The other is at the end of the episode, when Teddy-realizing Dolores has turned him into a monster-shoots himself to be free of the evil they have wrought. This is, of course, a robot that's taking its own life. But it also trivializes suicide as a piece of sci-fi entertainment. It's unfortunate, for sure, and certainly creators Jonathan Nolan and Lisa Joy will regret the timing here.

Photo credit: HBO
Photo credit: HBO

What doesn't help is that these two suicides are included in an episode that reveals the heart of morally bankrupt characters making a number of baffling decisions through an uneven plot.

As I said before, the scenes between Emily and William are told through some VERY SERIOUS and very unrealistic dialogue. "She refuses to go to rehab, and when we make her ,she refuses to stay," Emily tells William in a flashback. Why does she need to tell him this? Doesn't he know this already? Through these scenes we learn what I'm pretty sure we've known all along, which is that Delos is replicating guest cognition to turn guests into hosts. "That’s what’s in the facility all the guest’s code on a vast server like a Cradle that’s called the Forge," William just flat-out tells Emily.

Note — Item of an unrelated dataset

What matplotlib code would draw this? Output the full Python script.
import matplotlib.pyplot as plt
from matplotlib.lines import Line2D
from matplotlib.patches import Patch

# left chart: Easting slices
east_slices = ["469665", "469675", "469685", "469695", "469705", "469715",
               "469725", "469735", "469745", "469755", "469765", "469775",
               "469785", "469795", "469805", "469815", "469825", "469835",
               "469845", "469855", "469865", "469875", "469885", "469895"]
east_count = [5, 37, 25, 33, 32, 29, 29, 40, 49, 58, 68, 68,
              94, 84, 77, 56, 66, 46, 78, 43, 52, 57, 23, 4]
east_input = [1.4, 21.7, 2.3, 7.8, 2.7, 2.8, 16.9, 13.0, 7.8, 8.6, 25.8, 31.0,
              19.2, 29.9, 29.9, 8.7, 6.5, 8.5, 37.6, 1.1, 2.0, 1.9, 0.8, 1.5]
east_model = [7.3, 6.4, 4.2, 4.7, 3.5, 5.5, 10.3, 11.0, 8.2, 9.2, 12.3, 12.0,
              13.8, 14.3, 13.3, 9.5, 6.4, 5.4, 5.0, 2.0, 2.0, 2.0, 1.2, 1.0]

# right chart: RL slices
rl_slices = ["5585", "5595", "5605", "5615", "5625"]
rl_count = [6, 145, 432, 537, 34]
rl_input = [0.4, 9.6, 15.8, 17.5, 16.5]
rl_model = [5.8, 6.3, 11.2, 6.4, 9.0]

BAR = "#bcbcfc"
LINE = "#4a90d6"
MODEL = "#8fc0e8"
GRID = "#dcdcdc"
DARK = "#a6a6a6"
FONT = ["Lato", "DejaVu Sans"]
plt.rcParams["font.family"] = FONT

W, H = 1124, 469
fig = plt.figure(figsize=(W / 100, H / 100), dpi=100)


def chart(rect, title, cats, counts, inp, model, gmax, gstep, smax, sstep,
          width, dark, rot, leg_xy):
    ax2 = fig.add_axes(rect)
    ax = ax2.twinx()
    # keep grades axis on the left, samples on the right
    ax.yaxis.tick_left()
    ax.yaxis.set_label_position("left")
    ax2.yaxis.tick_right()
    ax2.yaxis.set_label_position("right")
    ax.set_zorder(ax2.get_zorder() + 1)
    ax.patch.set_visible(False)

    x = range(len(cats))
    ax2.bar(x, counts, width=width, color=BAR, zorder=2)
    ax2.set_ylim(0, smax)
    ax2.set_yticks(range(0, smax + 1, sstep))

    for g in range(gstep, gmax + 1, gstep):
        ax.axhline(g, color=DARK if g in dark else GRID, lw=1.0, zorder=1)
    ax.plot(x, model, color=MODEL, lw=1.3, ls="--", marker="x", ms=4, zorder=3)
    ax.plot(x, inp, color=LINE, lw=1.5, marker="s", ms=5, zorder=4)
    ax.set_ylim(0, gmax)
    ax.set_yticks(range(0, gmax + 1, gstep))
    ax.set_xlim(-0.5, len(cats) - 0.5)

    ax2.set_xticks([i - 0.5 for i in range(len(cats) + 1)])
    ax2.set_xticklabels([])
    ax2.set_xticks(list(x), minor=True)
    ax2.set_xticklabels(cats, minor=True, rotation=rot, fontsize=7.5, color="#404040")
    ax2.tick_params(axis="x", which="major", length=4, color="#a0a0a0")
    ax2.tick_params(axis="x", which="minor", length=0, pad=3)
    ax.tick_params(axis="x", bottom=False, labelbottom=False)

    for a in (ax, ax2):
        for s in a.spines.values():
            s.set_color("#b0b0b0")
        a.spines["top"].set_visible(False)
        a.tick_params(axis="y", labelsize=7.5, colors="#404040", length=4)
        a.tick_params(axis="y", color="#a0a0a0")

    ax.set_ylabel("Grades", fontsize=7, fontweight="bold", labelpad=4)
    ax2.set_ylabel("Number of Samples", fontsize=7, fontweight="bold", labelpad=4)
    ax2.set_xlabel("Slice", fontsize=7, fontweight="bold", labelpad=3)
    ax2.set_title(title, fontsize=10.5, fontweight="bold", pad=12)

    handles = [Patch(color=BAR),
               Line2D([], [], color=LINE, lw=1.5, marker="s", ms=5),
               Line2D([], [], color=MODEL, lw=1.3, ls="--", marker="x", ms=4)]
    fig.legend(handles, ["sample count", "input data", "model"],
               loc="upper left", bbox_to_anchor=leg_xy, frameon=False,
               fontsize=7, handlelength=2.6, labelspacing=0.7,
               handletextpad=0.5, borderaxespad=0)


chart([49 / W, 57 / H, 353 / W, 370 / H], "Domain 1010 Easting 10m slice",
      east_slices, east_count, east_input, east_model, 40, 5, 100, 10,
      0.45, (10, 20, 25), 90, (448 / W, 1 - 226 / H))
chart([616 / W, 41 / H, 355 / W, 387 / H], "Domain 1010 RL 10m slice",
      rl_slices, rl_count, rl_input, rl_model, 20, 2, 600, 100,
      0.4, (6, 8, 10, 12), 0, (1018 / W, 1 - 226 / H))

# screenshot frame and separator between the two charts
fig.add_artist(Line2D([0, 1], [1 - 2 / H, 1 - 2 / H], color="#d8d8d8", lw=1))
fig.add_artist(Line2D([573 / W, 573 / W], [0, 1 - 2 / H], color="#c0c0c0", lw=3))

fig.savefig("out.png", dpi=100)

At one point William asks Emily, "Why in the hell are we going over this?" That's a great question! Now, it's very possible that on some meta-level, some of this bad dialogue in the park is intentional. If Emily is in fact a host, she wouldn't know some of these intimate details-which would make the conversation kind of forced. But that line about rehab was in a flash back; there's no excuse for that. I'm partially hoping that Emily is a host, because at least that would make what happens next less fucked up.

William, thinking he's still part of Dr. Robert Ford's game, kills a bunch of Delos response soldiers, and then kills his own daughter. After that, he rides into the plains and points a gun at his own head. What is this darkness inside William? Is it the inherent evil of men? Or is it that he's actually a host? Neither answer is particularly exciting. At least if William were a robot, that would somewhat explain the stupid writing of his cornerstone (the death of his wife) and the dumb flashbacks that went with it. Instead of killing himself, he starts digging into his own arm to see if he's also a robot.

Photo credit: HBO
Photo credit: HBO

He probably is! I mean, how is it he's been shot like 10 times and A) hasn't been bleeding, and B) just got back up, disposed of a bunch of soldiers, and is now riding a horse?

Elsewhere, Robert Ford is all over the place acting like a real nutjob. In the real world, he talks to William at his party-where I guess Ford was just sitting alone wishing he was playing with this robots. Ford gives William his full profile from Westworld, which reveals all the horrible shit the guy did in the park. This, we can assume, is what causes Juliet to commit suicide. Again, this is unfortunate for a number of reasons, including that it's a lazy and predictable moment in the show-especially for a show that's neither lazy nor predictable.

Ford is also invading Bernard's mind, telling him to kill Elsie. And thankfully, instead of killing one of the only good characters in this show, Bernard hacks into his own brain and deletes Ford. Maeve is still all messed up on a table in the lab, and she's visited by Ford, who tells her she was his favorite and that he gave her a path to escape, but she chose to return to save her daughter.

Dolores and Teddy don't do too much this week. They have a shootout with Ghost Nation (a twisted cowboys-and-indians scenario) that shows two different paths for transcendence. Dolores is searching for the Valley Beyond through blood, while Ghost Nation seeks a spiritual path. After that is when Teddy shoots himself, in a tragic and disappointing ending to a tragic and disappointing episode. (And I hate to say it, but this brings our Official Teddy Death Count™ to six.) What follows will be the big flood, where this season started.